* [Objective]
Among the entries that follow, locate the line with "Give me the Plotly source for this chart." and the line with "606, 608, 607, 607, 606]". Output those lines and all lines in between, exactly, minus the pictures.

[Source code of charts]
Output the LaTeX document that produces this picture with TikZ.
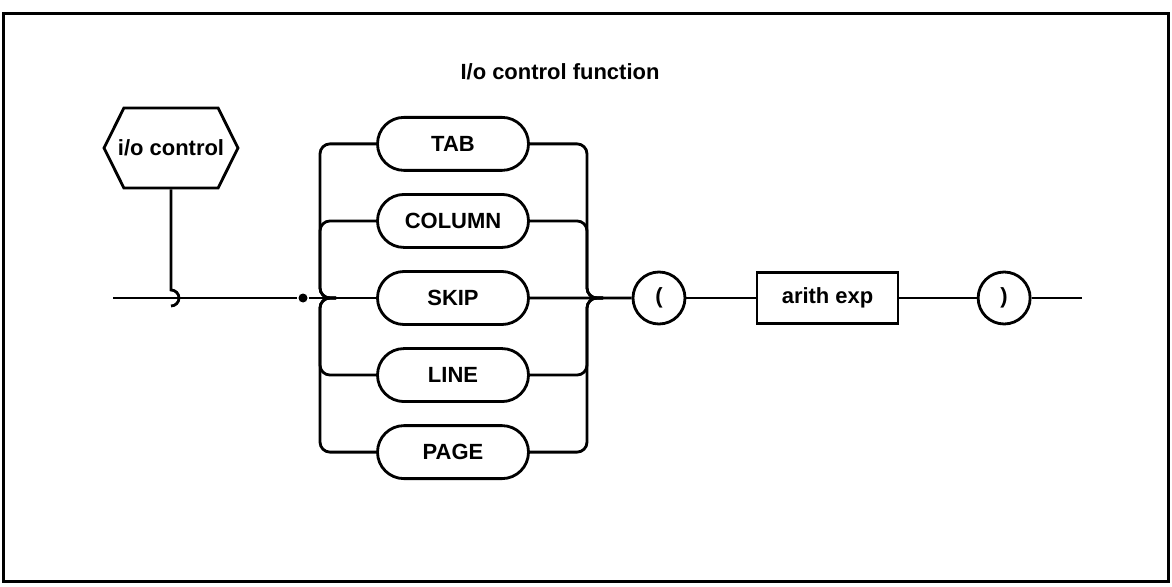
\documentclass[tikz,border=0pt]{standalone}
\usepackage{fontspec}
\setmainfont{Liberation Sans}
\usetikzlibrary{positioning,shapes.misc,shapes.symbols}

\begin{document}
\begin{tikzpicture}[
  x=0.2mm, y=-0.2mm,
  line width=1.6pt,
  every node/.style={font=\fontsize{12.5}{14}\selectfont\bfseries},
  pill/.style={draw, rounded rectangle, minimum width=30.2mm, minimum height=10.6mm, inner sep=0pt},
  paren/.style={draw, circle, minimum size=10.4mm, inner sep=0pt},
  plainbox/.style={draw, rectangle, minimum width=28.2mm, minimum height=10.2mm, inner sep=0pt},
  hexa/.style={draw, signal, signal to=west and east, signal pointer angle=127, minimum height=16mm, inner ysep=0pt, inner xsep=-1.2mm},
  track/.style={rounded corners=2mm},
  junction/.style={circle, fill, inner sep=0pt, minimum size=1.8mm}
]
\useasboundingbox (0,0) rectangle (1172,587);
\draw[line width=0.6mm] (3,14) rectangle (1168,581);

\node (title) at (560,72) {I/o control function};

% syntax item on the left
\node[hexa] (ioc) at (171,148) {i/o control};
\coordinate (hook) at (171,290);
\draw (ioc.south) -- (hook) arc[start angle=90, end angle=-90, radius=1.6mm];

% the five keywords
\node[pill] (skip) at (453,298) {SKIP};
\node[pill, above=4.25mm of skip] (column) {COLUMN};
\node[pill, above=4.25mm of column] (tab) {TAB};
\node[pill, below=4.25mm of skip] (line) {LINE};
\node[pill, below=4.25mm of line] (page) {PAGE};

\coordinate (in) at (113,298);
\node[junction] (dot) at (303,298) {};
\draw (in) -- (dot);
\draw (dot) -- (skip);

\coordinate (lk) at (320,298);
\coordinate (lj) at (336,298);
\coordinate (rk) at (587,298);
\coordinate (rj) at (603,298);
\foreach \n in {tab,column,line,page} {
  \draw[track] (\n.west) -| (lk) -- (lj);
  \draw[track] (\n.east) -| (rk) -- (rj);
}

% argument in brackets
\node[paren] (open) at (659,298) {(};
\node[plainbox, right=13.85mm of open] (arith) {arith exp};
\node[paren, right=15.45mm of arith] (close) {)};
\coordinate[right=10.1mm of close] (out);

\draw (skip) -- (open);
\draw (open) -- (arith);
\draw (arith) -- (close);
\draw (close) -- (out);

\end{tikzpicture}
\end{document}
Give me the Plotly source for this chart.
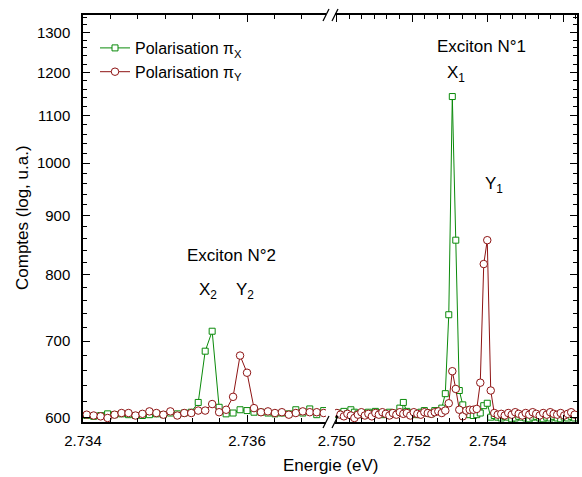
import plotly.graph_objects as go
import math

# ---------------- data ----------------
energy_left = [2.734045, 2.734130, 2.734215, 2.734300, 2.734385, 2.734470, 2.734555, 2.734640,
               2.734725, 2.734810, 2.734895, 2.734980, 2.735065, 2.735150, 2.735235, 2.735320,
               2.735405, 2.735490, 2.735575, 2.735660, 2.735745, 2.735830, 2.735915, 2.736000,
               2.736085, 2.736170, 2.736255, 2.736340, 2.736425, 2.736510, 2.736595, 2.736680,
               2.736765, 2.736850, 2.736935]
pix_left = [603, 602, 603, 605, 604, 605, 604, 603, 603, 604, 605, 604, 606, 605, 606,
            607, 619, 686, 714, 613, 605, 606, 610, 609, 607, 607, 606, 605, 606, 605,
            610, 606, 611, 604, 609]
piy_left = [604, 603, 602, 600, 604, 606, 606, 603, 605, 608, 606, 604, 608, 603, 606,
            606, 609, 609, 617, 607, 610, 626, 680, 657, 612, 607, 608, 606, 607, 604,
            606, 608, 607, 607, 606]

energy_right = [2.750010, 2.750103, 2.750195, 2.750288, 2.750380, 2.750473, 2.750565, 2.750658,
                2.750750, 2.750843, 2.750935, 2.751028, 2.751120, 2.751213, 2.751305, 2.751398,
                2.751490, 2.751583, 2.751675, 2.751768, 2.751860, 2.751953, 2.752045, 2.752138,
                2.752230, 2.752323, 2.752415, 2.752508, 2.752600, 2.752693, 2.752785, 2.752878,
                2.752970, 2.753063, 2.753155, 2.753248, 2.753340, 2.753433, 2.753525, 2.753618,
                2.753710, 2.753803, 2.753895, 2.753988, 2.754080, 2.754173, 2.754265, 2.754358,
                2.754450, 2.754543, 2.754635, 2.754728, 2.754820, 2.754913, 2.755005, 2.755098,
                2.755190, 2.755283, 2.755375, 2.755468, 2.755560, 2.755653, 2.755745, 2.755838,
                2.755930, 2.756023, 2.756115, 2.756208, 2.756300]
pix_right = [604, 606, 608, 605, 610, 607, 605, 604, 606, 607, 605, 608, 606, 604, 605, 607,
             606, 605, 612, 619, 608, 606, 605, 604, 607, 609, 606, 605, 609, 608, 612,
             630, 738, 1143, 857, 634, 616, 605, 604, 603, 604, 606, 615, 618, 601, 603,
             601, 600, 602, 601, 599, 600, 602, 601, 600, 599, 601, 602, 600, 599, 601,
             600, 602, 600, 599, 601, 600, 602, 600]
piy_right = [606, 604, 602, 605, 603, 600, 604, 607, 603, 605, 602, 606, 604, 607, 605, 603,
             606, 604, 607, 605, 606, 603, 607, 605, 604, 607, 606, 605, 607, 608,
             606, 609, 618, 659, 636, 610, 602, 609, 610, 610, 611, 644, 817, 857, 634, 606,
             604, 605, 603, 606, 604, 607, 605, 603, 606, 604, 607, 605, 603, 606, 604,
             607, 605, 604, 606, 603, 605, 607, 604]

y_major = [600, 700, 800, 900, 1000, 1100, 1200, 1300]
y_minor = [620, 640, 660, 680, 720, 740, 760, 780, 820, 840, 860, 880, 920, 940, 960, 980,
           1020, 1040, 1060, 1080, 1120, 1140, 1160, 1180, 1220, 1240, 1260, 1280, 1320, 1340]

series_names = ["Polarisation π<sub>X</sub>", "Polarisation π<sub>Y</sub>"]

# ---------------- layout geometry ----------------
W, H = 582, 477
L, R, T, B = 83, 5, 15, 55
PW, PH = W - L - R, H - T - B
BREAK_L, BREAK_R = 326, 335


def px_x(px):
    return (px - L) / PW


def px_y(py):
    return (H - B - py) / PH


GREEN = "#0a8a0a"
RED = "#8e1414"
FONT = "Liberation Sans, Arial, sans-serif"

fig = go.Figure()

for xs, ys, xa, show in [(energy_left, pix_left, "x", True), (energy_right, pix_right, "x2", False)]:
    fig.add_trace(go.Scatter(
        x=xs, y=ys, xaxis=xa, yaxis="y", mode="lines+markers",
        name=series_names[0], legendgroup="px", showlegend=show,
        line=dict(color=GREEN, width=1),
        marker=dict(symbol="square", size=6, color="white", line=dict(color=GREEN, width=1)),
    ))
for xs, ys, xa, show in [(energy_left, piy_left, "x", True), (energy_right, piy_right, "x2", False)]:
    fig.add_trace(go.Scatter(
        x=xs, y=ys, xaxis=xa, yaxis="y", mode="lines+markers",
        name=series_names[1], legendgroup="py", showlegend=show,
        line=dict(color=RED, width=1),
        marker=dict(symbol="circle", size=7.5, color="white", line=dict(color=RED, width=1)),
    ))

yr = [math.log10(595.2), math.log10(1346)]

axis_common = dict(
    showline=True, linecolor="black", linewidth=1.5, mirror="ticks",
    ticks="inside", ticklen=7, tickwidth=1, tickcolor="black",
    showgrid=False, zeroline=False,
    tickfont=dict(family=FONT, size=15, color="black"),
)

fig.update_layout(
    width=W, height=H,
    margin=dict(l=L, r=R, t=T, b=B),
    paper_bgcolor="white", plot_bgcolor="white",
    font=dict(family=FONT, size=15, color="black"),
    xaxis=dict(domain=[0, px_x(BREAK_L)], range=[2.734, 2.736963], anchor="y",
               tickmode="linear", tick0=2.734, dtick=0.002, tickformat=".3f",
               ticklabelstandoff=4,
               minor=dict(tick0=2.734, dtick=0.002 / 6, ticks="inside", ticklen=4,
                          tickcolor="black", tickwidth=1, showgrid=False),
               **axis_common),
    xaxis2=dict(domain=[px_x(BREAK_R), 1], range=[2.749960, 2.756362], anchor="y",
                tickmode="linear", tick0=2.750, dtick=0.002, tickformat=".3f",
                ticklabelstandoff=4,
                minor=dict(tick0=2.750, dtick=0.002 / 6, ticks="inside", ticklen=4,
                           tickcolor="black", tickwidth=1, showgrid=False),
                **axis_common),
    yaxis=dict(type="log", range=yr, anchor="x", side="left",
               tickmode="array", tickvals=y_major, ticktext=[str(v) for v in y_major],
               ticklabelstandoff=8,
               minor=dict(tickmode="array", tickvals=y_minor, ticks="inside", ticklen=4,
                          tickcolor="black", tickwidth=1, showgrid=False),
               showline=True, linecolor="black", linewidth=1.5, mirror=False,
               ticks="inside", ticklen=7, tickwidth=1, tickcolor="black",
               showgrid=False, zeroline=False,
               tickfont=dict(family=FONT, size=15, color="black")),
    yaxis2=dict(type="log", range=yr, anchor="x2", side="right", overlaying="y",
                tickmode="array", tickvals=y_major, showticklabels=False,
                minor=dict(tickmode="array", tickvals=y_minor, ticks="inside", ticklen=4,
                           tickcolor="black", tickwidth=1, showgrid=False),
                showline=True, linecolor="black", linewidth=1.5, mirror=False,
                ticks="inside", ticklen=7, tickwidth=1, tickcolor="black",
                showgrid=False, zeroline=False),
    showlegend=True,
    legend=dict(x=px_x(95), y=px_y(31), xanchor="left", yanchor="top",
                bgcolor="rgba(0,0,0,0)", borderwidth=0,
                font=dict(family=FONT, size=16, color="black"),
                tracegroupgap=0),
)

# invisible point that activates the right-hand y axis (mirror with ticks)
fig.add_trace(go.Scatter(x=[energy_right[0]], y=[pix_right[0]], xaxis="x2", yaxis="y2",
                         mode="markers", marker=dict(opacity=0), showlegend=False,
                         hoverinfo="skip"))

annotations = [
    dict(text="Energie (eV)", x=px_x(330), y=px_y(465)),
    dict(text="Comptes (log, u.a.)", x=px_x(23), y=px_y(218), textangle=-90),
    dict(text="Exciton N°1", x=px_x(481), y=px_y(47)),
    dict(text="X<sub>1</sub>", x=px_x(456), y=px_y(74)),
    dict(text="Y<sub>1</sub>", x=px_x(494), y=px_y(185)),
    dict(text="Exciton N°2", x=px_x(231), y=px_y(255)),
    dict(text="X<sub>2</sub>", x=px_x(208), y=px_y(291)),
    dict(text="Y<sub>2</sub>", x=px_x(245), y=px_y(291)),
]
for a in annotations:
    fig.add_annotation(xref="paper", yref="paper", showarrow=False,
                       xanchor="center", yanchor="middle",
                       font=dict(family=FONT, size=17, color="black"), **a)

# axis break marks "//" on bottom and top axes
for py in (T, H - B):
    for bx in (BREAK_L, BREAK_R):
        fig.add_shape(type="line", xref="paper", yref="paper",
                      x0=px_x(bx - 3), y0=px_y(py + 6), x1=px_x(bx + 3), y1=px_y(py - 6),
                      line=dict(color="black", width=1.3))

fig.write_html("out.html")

* [Solution for this exercise]
Give me the Plotly source for this chart.
import plotly.graph_objects as go
import math

# ---------------- data ----------------
energy_left = [2.734045, 2.734130, 2.734215, 2.734300, 2.734385, 2.734470, 2.734555, 2.734640,
               2.734725, 2.734810, 2.734895, 2.734980, 2.735065, 2.735150, 2.735235, 2.735320,
               2.735405, 2.735490, 2.735575, 2.735660, 2.735745, 2.735830, 2.735915, 2.736000,
               2.736085, 2.736170, 2.736255, 2.736340, 2.736425, 2.736510, 2.736595, 2.736680,
               2.736765, 2.736850, 2.736935]
pix_left = [603, 602, 603, 605, 604, 605, 604, 603, 603, 604, 605, 604, 606, 605, 606,
            607, 619, 686, 714, 613, 605, 606, 610, 609, 607, 607, 606, 605, 606, 605,
            610, 606, 611, 604, 609]
piy_left = [604, 603, 602, 600, 604, 606, 606, 603, 605, 608, 606, 604, 608, 603, 606,
            606, 609, 609, 617, 607, 610, 626, 680, 657, 612, 607, 608, 606, 607, 604,
            606, 608, 607, 607, 606]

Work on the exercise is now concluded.